This weekend, our sweet son Matt married his lovely best friend, Amy.
The groom was handsome, the bride was beautiful, the venue was architecturally amazing, the flowers were fabulous. Family and friends gathered to celebrate and share.
Most of all, it was one of those times in life where, as a parent, you stand still for just a moment and see what Love has created.
Anyone who knows me at all knows that I adore my children.
I distinctly remember falling in love with each of them as infants, looking into their precious tiny faces and being overcome with gratitude for the gift of being their mom.
Then there were all the years when they were just so cute and hilarious, constantly discovering, and teaching me to see the world fresh again through their eyes.
Years of being present for all the little moments, attending to the minutes--happy and sad, anxious and angry, excited and bored--that build hours and days and weeks and years and a life.
And then adolescence rolled in. Thirteen years of it, we had in our house. Years when we learned to let go, to coach instead of control, to support their differentiation, to accept their choices even when we were terrified, to celebrate their truths rather than our own, to breathe and breathe and breathe, and to keep hoping no matter what that we would, indeed, one day, get through it together.

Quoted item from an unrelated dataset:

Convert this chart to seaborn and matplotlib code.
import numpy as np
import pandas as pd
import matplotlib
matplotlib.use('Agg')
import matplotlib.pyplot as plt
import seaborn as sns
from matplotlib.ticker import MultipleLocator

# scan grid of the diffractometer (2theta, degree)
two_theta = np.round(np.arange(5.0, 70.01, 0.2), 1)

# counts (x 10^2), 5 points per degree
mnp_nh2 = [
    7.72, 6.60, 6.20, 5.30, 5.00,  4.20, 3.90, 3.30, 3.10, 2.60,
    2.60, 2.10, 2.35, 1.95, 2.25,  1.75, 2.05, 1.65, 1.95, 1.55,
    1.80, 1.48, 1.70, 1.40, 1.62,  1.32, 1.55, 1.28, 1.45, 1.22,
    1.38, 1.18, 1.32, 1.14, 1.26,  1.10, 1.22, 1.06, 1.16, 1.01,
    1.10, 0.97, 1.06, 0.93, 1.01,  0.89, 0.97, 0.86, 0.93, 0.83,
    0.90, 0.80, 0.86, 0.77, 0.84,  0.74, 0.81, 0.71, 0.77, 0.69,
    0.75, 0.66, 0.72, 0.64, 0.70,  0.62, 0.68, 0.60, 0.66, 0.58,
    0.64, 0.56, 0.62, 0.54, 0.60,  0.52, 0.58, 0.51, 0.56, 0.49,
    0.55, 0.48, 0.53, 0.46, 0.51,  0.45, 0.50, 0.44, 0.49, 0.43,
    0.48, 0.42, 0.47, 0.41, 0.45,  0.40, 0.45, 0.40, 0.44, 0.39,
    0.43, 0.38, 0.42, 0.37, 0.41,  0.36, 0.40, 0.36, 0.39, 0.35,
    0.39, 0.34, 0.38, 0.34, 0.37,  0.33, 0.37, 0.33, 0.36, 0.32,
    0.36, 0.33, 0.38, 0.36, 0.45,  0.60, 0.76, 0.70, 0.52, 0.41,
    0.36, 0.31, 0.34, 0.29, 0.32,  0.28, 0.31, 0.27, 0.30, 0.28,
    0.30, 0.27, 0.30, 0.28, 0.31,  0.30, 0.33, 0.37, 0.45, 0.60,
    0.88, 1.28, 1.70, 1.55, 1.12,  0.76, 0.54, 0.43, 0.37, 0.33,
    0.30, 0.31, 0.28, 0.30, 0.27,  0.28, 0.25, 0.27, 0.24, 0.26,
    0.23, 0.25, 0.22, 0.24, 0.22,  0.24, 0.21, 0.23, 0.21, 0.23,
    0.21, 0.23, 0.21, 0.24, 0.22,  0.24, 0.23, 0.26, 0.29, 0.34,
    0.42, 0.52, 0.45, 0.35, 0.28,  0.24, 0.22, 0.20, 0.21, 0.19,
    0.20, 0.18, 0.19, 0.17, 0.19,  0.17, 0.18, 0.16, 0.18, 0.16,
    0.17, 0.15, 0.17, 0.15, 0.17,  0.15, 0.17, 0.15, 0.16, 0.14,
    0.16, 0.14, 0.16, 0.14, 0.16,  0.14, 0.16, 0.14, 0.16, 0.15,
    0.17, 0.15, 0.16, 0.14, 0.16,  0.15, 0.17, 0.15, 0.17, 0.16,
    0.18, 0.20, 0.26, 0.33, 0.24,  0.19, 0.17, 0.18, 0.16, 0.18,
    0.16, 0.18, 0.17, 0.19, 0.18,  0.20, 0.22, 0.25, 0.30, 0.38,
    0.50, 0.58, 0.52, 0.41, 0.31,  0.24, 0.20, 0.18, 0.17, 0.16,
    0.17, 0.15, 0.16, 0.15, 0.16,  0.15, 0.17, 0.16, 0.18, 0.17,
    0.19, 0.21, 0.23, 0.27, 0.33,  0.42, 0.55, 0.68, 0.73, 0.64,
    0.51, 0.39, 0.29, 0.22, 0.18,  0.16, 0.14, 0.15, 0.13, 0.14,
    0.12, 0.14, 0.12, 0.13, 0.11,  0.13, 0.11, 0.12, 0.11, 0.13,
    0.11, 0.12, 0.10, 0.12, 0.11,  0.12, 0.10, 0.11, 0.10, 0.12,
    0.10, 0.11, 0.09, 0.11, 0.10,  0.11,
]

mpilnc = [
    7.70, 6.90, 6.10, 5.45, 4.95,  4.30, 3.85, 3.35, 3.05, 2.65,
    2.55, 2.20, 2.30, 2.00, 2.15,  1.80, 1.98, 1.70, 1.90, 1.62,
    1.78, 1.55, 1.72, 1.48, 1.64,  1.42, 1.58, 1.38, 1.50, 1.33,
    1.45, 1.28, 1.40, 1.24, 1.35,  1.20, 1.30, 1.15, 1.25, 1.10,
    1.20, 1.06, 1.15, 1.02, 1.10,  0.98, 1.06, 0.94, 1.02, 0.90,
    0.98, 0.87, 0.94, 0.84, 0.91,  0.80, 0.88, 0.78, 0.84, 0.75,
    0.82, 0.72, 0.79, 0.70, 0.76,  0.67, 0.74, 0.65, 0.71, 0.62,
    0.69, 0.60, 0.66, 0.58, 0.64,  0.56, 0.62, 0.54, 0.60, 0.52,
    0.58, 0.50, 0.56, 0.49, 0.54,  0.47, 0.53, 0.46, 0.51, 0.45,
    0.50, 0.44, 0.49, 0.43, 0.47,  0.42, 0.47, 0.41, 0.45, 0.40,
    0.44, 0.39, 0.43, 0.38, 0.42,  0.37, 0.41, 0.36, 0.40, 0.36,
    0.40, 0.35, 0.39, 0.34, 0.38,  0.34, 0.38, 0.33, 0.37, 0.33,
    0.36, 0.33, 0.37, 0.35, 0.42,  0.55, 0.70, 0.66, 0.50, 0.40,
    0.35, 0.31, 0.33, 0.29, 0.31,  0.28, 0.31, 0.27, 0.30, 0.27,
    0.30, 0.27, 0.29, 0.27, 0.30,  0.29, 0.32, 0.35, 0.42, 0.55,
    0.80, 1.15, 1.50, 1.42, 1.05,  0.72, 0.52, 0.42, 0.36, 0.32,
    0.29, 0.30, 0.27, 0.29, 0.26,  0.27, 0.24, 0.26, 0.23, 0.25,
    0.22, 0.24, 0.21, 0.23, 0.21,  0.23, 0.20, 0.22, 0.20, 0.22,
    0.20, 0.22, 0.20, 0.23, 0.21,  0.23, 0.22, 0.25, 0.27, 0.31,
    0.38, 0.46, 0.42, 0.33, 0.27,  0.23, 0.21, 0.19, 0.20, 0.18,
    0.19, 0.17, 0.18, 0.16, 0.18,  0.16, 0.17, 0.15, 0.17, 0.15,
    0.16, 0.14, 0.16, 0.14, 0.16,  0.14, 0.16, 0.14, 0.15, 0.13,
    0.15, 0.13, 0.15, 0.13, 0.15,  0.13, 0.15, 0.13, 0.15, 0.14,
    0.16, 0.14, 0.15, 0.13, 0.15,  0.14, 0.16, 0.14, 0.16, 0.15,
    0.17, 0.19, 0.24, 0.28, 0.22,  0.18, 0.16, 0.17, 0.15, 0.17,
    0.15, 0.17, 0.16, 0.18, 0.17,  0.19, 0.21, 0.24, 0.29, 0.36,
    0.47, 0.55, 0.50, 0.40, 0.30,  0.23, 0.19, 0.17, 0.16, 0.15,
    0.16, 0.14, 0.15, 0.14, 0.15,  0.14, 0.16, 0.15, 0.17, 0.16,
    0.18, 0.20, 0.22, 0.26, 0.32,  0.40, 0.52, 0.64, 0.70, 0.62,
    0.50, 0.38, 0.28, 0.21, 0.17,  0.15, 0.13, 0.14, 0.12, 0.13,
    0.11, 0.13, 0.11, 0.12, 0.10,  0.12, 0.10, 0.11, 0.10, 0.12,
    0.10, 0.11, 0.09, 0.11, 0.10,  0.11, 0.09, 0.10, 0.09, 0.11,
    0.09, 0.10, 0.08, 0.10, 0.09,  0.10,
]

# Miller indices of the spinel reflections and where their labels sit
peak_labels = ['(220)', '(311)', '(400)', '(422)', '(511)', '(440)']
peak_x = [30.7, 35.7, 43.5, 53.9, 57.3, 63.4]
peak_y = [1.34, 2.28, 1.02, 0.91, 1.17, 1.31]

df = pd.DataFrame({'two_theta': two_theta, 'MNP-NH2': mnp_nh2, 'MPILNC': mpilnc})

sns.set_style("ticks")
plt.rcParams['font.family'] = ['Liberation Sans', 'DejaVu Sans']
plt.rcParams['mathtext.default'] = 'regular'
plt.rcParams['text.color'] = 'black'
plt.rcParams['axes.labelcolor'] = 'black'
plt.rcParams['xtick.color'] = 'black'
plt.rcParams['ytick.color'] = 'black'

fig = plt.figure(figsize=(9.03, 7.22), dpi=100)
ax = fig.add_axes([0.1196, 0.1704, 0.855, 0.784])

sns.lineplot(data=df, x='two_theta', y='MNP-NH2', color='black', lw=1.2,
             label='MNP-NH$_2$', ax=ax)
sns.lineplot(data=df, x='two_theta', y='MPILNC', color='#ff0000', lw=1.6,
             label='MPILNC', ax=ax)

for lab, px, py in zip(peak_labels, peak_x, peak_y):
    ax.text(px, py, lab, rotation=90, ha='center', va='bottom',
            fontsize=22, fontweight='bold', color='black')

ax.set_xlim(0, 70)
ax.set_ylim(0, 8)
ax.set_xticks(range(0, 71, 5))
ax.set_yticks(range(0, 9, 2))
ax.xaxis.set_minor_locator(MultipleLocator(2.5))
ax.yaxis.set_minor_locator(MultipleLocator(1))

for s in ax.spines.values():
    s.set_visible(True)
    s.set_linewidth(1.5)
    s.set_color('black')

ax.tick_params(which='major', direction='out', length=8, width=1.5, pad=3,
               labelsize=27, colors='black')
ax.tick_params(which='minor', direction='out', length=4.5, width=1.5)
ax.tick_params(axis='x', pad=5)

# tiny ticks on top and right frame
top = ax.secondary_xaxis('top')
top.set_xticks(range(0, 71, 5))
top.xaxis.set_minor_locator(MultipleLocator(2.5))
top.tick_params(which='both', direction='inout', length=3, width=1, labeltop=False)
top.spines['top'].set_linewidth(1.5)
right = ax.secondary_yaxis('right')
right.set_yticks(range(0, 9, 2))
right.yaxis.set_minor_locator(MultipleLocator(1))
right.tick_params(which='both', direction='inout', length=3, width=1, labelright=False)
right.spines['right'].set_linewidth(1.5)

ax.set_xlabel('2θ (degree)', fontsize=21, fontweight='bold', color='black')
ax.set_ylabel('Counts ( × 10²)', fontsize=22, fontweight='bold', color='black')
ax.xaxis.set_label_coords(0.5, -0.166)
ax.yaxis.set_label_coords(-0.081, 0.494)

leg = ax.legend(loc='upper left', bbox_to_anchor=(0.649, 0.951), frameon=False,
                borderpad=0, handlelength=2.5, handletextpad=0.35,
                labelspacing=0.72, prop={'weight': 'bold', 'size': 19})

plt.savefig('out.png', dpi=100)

And now today they stand together, supporting one another, being adults together, walking out into a future that one day we will not share, but that they will continue to create and enjoy with one another.

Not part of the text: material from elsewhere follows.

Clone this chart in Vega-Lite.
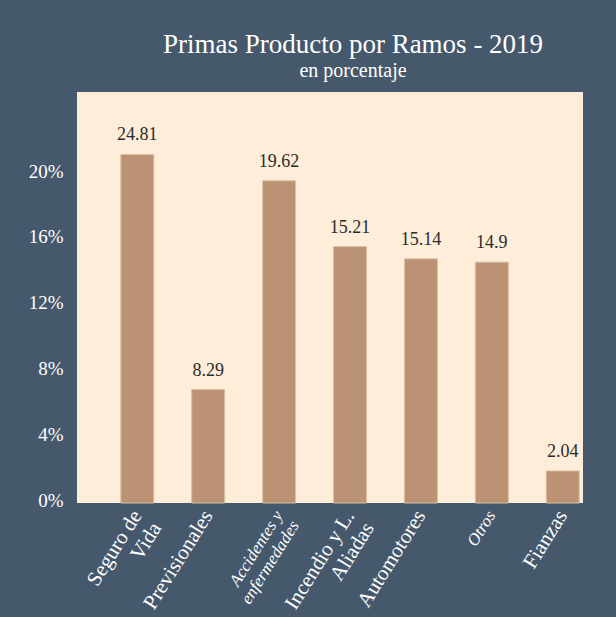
{
  "$schema": "https://vega.github.io/schema/vega-lite/v6.json",
  "width": 506,
  "height": 411,
  "autosize": {"type": "none"},
  "padding": {"left": 77, "top": 92, "right": 33, "bottom": 114},
  "background": "#45586c",
  "title": {
    "text": "Primas Producto por Ramos - 2019",
    "subtitle": "en porcentaje",
    "anchor": "middle",
    "dx": 23,
    "offset": 10,
    "subtitlePadding": 2
  },
  "config": {
    "view": {"fill": "#feeed9", "stroke": null},
    "font": "Liberation Serif",
    "title": {
      "font": "Liberation Serif",
      "subtitleFont": "Liberation Serif",
      "fontSize": 27,
      "subtitleFontSize": 20,
      "fontWeight": "normal",
      "color": "white",
      "subtitleColor": "white"
    }
  },
  "data": {
    "values": [
      {"ramo": "Seguro de Vida", "pct": 21.2, "etiqueta": 24.81},
      {"ramo": "Previsionales", "pct": 6.9, "etiqueta": 8.29},
      {"ramo": "Accidentes y enfermedades", "pct": 19.6, "etiqueta": 19.62},
      {"ramo": "Incendio y L. Aliadas", "pct": 15.6, "etiqueta": 15.21},
      {"ramo": "Automotores", "pct": 14.85, "etiqueta": 15.14},
      {"ramo": "Otros", "pct": 14.65, "etiqueta": 14.9},
      {"ramo": "Fianzas", "pct": 1.95, "etiqueta": 2.04}
    ]
  },
  "encoding": {
    "x": {
      "field": "ramo",
      "type": "nominal",
      "sort": null,
      "scale": {"paddingInner": 0.535, "paddingOuter": 0.336, "align": 0.92},
      "axis": {
        "title": null,
        "labelAngle": -58,
        "labelColor": "white",
        "labelFont": "Liberation Serif",
        "labelFontSize": {"condition": {"test": "indexof(['Otros','Accidentes y enfermedades'], datum.value) >= 0", "value": 17}, "value": 21},
        "labelFontStyle": {"condition": {"test": "indexof(['Otros','Accidentes y enfermedades'], datum.value) >= 0", "value": "italic"}, "value": "normal"},
        "labelPadding": 9,
        "labelLimit": 250,
        "ticks": false,
        "domain": false,
        "labelExpr": "datum.label == 'Seguro de Vida' ? ['Seguro de', 'Vida'] : datum.label == 'Accidentes y enfermedades' ? ['Accidentes y', 'enfermedades'] : datum.label == 'Incendio y L. Aliadas' ? ['Incendio y L.', 'Aliadas'] : datum.label"
      }
    }
  },
  "layer": [
    {
      "mark": {"type": "bar", "color": "#bb9273", "stroke": "#dcc0a3", "strokeWidth": 1},
      "encoding": {
        "y": {
          "field": "pct",
          "type": "quantitative",
          "scale": {"domain": [0, 25], "nice": false},
          "axis": {
            "title": null,
            "values": [0, 4, 8, 12, 16, 20],
            "labelExpr": "datum.value + '%'",
            "labelColor": "white",
            "labelFont": "Liberation Serif",
            "labelFontSize": 19,
            "labelPadding": 14,
            "labelOffset": -3,
            "ticks": false,
            "domain": false,
            "grid": false
          }
        }
      }
    },
    {
      "mark": {"type": "text", "dy": -19, "fontSize": 18, "color": "#2b2b2b", "font": "Liberation Serif"},
      "encoding": {
        "y": {"field": "pct", "type": "quantitative"},
        "text": {"field": "etiqueta", "type": "nominal"}
      }
    }
  ]
}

After the wedding, we came home and watched Planet Earth: Seasonal Forests. We did this after Libby's wedding five years ago, too, so I guess it counts as a tradition now. We have our Christmas pickle, and we have deciduous forests.
If you haven't watched Seasonal Forests lately, it's a lot about trees. The largest living organism on earth is a tree. Also the oldest living organism on earth is a tree, a tree that's been alive for 5,000 years. A tree that was already 3,000 years old when Christ was born.
Seasonal Forests is also about the plants and animals that live among the trees: baby birds that leap jump out of the nest, and spring flowers that pop open and melt away, and the leaves that grow and change and fall, all of the living things filling the earth with timeless beauty.
Monday after the wedding was my birthday. I took a nap, read a book, and Andy made dinner, so it was a 5-star day in my opinion.
During dinner, we listened to Xavier Rudd, an Australian reggae artist that our youngest got us into just recently. We listened all the way through the two albums he has on Spotify, and at the very end, there was this beautiful song called Creating a Dream.
As The Princess Bride so famously says, true love is a dream within a dream.
And that seemed particularly true this weekend.
There's the great big dream of the cosmos, of planet Earth in all its beauty and wonder, and then there's the dream of our tiny little lives inside it.
Which, to each of us, is the best and most beautiful dream of all: unique, intricate, miraculous.
My dream for my darling children is that they will
grow past us,
move on,
do better,
learn from our mistakes,
go farther in and higher up,
dive deeper into Love and joy,
unfold more mystery,
live into the timeless beauty that Love gifts to us,
all joined together,
all part of each other,
in the mystic sweet communion
of Love's great dream for us all.
And, knowing them, I believe that they will.